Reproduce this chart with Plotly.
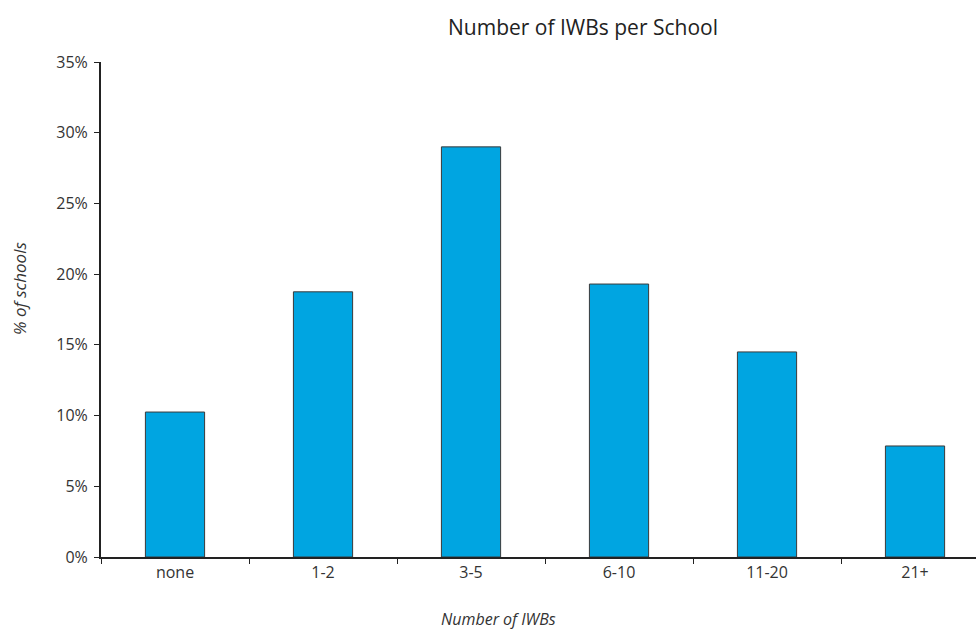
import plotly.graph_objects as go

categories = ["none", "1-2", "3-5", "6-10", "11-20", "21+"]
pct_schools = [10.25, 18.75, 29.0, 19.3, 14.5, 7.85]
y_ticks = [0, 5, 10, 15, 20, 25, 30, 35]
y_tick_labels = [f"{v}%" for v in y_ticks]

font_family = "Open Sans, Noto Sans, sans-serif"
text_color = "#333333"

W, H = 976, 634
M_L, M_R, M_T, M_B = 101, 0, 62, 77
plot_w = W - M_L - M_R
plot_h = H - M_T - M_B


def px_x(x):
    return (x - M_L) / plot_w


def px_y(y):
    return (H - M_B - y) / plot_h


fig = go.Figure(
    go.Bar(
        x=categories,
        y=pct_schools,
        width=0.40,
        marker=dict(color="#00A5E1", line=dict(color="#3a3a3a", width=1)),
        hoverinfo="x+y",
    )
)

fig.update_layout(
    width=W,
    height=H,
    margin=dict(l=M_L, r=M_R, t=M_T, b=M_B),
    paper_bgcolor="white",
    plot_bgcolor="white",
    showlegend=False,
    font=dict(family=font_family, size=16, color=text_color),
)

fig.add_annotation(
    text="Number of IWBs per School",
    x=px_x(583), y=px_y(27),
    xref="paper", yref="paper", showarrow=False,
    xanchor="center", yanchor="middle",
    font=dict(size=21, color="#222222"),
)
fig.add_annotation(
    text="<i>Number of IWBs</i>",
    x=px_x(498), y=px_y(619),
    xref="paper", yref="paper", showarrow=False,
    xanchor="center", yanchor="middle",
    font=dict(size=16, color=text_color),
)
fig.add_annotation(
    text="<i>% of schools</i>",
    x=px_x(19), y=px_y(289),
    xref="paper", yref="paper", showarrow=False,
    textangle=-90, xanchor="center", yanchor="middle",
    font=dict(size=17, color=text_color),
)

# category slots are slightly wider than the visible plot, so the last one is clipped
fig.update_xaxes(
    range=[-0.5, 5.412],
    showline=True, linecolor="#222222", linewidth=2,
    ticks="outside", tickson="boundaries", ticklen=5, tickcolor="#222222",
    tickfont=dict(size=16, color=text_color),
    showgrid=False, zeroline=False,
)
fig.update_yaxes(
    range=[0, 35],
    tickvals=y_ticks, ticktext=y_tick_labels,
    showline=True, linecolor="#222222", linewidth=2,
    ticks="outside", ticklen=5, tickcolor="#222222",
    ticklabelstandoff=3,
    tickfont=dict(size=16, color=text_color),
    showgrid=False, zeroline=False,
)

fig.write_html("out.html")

YOUR TASK
Reproduce every line exactly and omit all pictures.

EXPECTED ANSWER
Reproduce this chart with Plotly.
import plotly.graph_objects as go

categories = ["none", "1-2", "3-5", "6-10", "11-20", "21+"]
pct_schools = [10.25, 18.75, 29.0, 19.3, 14.5, 7.85]
y_ticks = [0, 5, 10, 15, 20, 25, 30, 35]
y_tick_labels = [f"{v}%" for v in y_ticks]

font_family = "Open Sans, Noto Sans, sans-serif"
text_color = "#333333"

W, H = 976, 634
M_L, M_R, M_T, M_B = 101, 0, 62, 77
plot_w = W - M_L - M_R
plot_h = H - M_T - M_B


def px_x(x):
    return (x - M_L) / plot_w


def px_y(y):
    return (H - M_B - y) / plot_h


fig = go.Figure(
    go.Bar(
        x=categories,
        y=pct_schools,
        width=0.40,
        marker=dict(color="#00A5E1", line=dict(color="#3a3a3a", width=1)),
        hoverinfo="x+y",
    )
)

fig.update_layout(
    width=W,
    height=H,
    margin=dict(l=M_L, r=M_R, t=M_T, b=M_B),
    paper_bgcolor="white",
    plot_bgcolor="white",
    showlegend=False,
    font=dict(family=font_family, size=16, color=text_color),
)

fig.add_annotation(
    text="Number of IWBs per School",
    x=px_x(583), y=px_y(27),
    xref="paper", yref="paper", showarrow=False,
    xanchor="center", yanchor="middle",
    font=dict(size=21, color="#222222"),
)
fig.add_annotation(
    text="<i>Number of IWBs</i>",
    x=px_x(498), y=px_y(619),
    xref="paper", yref="paper", showarrow=False,
    xanchor="center", yanchor="middle",
    font=dict(size=16, color=text_color),
)
fig.add_annotation(
    text="<i>% of schools</i>",
    x=px_x(19), y=px_y(289),
    xref="paper", yref="paper", showarrow=False,
    textangle=-90, xanchor="center", yanchor="middle",
    font=dict(size=17, color=text_color),
)

# category slots are slightly wider than the visible plot, so the last one is clipped
fig.update_xaxes(
    range=[-0.5, 5.412],
    showline=True, linecolor="#222222", linewidth=2,
    ticks="outside", tickson="boundaries", ticklen=5, tickcolor="#222222",
    tickfont=dict(size=16, color=text_color),
    showgrid=False, zeroline=False,
)
fig.update_yaxes(
    range=[0, 35],
    tickvals=y_ticks, ticktext=y_tick_labels,
    showline=True, linecolor="#222222", linewidth=2,
    ticks="outside", ticklen=5, tickcolor="#222222",
    ticklabelstandoff=3,
    tickfont=dict(size=16, color=text_color),
    showgrid=False, zeroline=False,
)

fig.write_html("out.html")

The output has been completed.